● EXERCISE INSTRUCTIONS
Working from the data below, reproduce exactly the lines starting at the one that holds "Write a Python" and ending at the one that holds "plt.rcParams['font.family'] = ['Liberation". Pictures are excluded.

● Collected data
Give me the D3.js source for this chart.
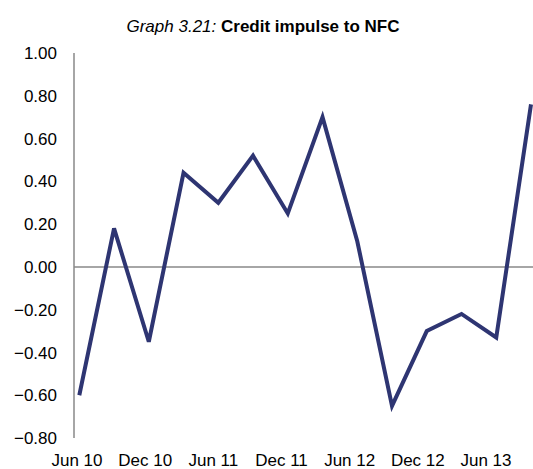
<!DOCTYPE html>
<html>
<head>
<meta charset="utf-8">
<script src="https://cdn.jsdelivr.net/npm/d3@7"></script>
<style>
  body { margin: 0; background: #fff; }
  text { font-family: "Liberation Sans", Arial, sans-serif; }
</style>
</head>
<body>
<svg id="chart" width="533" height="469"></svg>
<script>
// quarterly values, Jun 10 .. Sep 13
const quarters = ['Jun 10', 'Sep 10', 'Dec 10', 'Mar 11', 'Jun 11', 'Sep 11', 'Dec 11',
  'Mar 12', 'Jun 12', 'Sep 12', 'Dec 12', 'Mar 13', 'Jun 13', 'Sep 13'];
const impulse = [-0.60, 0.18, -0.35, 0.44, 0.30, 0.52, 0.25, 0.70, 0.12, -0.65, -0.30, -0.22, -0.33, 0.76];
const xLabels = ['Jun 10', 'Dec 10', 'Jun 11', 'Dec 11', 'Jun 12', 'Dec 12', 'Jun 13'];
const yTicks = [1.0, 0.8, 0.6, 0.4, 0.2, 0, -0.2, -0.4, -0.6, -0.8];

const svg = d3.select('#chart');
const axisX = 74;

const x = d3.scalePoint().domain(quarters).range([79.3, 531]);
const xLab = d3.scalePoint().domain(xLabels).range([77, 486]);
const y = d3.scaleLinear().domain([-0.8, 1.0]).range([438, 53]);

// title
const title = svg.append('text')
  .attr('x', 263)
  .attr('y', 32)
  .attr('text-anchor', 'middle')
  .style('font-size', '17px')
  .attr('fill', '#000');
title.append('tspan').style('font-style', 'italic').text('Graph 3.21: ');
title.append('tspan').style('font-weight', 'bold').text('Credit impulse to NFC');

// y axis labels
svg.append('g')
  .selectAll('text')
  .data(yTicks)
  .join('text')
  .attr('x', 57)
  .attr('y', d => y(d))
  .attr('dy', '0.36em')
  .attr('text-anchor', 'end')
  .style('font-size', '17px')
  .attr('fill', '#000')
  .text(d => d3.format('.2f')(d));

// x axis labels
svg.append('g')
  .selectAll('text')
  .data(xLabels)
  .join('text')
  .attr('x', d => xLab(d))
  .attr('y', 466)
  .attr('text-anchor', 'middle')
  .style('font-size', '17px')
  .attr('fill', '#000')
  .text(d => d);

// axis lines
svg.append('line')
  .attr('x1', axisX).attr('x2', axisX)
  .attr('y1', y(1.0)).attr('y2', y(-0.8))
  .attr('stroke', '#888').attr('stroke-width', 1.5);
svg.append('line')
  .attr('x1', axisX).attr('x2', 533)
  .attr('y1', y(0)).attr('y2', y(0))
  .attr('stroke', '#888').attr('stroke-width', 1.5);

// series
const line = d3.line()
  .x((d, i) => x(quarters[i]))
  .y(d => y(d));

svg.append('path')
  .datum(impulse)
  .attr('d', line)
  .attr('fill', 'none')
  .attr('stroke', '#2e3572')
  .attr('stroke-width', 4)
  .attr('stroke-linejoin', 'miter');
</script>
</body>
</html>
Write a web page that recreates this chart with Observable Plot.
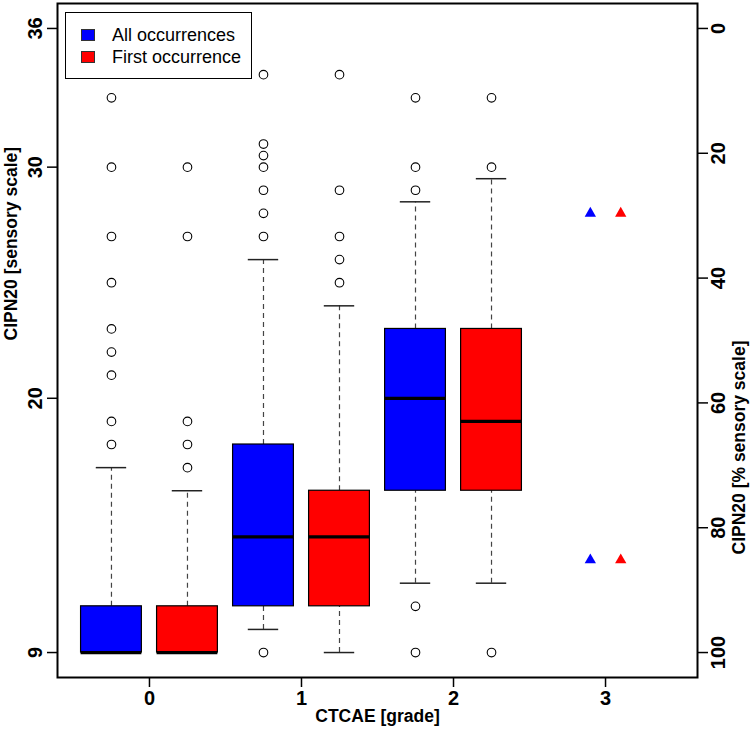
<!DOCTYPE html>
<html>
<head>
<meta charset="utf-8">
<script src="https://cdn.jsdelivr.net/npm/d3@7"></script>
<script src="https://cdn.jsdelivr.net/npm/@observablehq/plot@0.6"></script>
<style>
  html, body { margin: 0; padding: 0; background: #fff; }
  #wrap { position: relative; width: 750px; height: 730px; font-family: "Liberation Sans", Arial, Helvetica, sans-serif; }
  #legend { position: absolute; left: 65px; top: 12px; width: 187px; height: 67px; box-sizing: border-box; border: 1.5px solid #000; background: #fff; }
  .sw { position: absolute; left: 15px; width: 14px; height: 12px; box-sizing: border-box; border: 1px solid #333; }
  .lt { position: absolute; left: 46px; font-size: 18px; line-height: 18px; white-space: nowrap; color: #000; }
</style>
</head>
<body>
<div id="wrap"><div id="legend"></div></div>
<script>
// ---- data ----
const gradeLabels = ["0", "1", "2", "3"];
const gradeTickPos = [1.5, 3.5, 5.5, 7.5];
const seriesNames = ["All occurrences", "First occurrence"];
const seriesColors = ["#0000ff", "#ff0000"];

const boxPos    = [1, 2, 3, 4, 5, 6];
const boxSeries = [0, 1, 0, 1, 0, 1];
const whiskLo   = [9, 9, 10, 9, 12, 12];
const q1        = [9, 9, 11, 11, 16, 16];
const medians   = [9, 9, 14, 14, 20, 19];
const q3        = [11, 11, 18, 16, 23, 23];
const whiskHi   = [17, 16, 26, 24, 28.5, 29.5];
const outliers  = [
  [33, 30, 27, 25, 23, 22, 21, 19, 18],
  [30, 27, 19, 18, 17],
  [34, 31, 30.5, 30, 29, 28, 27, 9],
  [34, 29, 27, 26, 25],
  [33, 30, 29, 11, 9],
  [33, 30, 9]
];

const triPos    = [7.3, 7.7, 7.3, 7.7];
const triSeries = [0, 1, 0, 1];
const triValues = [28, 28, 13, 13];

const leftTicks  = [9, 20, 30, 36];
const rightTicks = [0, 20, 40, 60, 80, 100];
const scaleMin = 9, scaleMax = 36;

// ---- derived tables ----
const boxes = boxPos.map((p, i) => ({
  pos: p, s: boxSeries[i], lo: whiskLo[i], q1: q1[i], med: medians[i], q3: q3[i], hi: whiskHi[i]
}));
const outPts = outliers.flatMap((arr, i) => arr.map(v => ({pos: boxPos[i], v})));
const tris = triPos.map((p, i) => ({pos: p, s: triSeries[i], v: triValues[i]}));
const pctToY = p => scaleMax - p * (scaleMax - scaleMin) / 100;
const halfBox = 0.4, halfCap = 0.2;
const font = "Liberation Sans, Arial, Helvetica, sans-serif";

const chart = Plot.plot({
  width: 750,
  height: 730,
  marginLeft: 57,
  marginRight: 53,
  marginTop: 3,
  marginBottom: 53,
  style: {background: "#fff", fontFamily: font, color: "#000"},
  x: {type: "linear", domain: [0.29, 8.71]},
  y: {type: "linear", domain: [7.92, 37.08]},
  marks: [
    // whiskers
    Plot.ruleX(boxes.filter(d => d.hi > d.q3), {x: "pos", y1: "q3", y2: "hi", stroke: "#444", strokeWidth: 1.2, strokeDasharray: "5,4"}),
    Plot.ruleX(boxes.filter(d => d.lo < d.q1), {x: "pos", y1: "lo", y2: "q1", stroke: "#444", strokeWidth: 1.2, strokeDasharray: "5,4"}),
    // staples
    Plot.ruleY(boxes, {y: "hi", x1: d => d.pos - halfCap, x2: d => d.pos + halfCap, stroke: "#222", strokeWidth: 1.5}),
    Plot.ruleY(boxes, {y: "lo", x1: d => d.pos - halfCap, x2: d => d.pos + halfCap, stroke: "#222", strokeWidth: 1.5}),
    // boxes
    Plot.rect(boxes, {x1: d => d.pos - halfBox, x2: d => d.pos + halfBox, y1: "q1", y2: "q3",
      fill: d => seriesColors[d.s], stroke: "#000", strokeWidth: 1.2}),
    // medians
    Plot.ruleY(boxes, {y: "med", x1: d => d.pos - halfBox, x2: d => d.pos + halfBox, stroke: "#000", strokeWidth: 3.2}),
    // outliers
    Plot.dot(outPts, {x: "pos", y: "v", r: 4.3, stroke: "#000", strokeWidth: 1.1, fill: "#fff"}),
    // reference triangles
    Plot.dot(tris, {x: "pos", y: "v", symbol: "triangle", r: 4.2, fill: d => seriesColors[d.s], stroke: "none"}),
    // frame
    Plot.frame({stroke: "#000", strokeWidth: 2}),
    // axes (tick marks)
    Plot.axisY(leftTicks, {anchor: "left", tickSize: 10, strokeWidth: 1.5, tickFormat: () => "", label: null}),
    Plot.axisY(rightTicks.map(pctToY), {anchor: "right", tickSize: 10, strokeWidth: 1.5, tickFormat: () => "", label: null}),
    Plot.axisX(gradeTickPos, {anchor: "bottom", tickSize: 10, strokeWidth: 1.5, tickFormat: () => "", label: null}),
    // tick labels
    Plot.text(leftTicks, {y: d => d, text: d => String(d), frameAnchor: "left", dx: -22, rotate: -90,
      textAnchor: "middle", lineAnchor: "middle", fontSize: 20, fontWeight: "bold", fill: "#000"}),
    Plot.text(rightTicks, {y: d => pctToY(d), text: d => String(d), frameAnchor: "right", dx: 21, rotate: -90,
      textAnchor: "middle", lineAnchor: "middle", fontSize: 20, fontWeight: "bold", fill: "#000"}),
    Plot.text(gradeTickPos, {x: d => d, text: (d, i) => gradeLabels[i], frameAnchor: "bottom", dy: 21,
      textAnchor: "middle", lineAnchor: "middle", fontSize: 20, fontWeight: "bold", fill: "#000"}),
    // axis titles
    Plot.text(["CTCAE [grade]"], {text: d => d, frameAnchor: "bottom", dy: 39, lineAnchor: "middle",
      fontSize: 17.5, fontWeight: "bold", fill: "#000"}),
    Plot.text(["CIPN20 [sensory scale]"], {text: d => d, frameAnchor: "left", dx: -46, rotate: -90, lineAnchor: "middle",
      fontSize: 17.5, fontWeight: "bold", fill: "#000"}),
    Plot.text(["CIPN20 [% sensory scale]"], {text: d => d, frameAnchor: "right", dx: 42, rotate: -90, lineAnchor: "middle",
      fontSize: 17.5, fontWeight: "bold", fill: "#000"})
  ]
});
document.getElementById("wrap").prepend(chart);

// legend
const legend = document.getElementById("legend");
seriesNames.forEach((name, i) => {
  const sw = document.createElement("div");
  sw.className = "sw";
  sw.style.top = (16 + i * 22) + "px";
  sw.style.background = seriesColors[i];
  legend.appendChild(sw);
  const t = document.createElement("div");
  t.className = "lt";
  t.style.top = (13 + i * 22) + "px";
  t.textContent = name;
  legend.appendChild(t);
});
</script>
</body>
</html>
==
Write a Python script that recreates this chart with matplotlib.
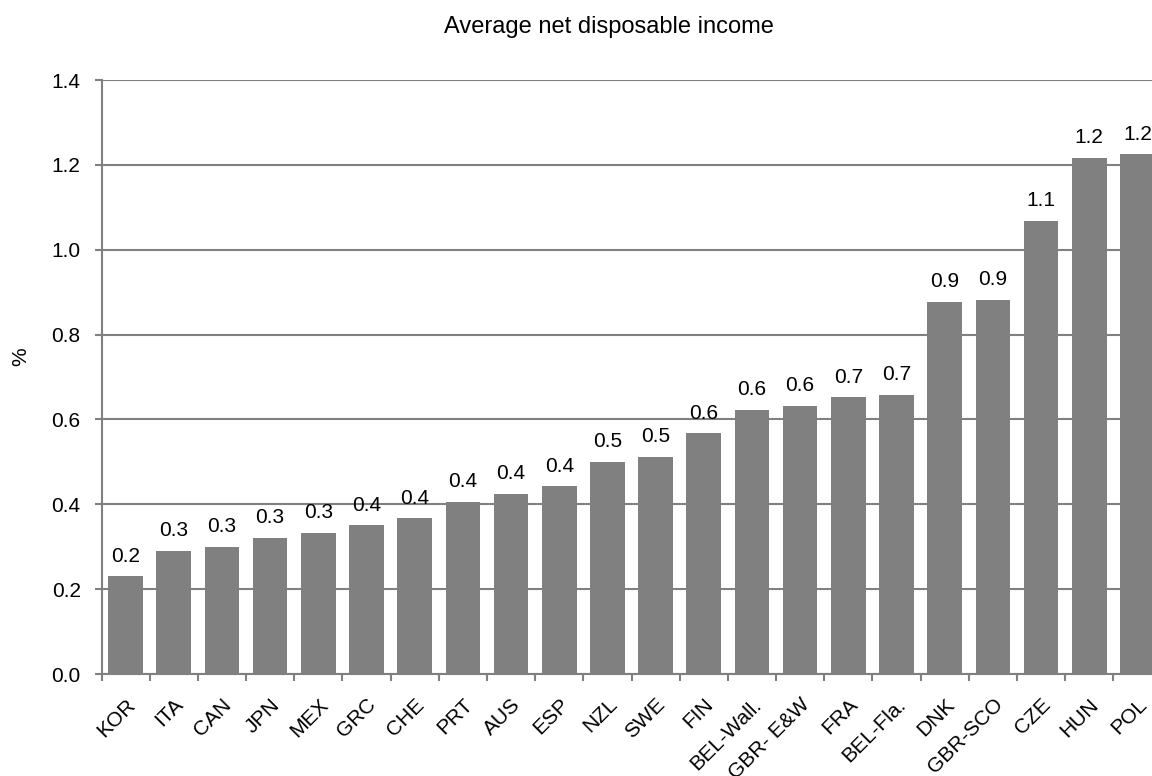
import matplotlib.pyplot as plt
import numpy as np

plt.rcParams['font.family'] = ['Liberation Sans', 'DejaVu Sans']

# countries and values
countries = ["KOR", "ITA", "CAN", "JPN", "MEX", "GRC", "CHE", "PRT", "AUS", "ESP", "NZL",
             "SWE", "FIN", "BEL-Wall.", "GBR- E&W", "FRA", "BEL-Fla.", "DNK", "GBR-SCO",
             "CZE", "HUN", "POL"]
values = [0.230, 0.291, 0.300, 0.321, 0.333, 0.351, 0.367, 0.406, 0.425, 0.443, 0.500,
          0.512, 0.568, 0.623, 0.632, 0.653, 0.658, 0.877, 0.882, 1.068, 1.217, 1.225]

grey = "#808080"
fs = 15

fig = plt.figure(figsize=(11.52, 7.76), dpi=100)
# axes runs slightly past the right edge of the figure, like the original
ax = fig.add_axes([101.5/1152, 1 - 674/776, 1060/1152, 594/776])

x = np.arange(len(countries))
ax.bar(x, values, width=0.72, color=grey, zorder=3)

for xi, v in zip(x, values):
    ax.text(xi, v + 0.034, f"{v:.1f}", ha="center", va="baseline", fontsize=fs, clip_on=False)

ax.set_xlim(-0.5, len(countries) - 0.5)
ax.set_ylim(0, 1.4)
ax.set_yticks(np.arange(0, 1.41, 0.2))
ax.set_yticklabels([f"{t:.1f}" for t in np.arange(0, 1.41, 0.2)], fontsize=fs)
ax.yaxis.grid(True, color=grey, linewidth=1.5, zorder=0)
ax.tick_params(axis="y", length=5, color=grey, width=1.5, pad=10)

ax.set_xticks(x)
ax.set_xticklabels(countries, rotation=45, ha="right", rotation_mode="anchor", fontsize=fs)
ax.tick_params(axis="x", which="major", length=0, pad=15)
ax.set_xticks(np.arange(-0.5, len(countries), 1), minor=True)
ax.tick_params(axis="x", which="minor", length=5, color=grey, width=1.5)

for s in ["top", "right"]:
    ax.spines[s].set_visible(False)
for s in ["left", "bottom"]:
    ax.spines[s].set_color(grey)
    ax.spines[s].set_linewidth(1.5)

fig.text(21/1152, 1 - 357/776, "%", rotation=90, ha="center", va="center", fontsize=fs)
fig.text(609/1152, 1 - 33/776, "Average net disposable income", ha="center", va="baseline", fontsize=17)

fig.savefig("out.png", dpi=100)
* * *
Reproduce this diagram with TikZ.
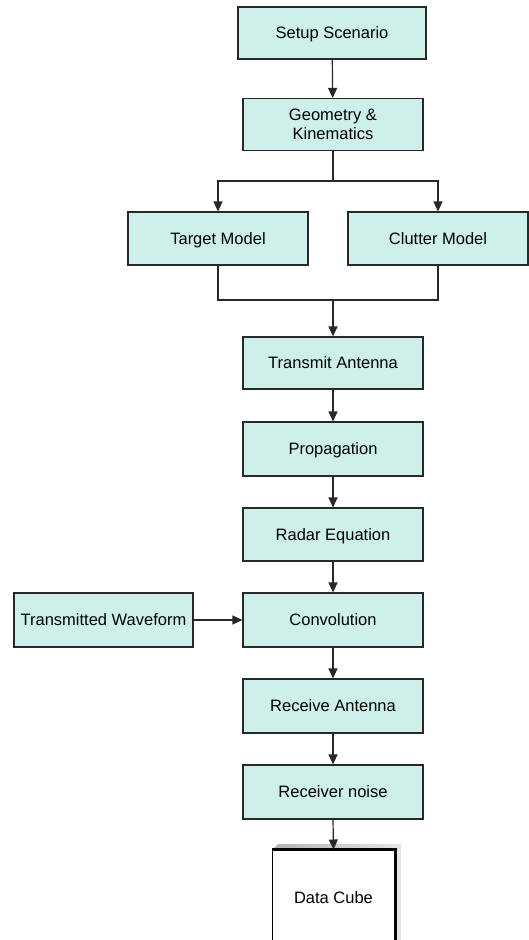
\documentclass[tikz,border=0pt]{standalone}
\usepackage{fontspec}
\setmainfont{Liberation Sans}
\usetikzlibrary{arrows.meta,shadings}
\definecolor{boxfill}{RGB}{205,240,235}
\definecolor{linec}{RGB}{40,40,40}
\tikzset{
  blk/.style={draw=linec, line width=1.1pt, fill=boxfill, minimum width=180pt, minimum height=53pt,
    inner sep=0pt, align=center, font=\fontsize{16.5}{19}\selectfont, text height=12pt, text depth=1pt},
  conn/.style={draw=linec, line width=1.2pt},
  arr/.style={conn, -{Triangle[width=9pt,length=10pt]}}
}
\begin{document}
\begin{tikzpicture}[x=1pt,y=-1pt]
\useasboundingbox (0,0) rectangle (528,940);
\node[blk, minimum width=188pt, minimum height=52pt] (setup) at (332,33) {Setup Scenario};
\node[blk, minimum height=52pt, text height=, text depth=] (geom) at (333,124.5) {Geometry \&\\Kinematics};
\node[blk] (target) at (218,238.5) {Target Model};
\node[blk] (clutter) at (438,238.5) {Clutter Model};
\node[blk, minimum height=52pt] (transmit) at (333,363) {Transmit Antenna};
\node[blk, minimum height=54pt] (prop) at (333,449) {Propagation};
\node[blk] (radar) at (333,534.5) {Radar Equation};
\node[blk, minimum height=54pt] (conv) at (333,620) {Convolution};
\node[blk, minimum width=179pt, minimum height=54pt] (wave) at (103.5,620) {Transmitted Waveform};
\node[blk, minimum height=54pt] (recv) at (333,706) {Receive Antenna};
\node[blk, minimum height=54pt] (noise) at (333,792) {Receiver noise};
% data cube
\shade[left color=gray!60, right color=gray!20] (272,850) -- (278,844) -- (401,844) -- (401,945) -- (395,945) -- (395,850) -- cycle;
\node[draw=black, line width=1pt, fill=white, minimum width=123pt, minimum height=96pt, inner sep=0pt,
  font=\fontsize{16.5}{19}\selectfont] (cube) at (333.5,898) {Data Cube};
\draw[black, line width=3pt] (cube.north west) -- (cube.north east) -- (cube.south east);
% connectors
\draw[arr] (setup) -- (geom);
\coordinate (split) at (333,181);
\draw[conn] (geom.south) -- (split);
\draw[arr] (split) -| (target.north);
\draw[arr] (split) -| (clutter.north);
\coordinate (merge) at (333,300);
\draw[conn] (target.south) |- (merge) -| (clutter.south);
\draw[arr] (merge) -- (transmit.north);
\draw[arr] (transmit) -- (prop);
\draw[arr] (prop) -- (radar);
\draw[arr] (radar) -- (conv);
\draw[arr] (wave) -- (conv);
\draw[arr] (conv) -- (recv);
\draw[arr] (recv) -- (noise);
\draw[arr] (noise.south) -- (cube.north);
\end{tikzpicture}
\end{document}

● RESULT OF THE TASK
Write a Python script that recreates this chart with matplotlib.
import matplotlib.pyplot as plt
import numpy as np

plt.rcParams['font.family'] = ['Liberation Sans', 'DejaVu Sans']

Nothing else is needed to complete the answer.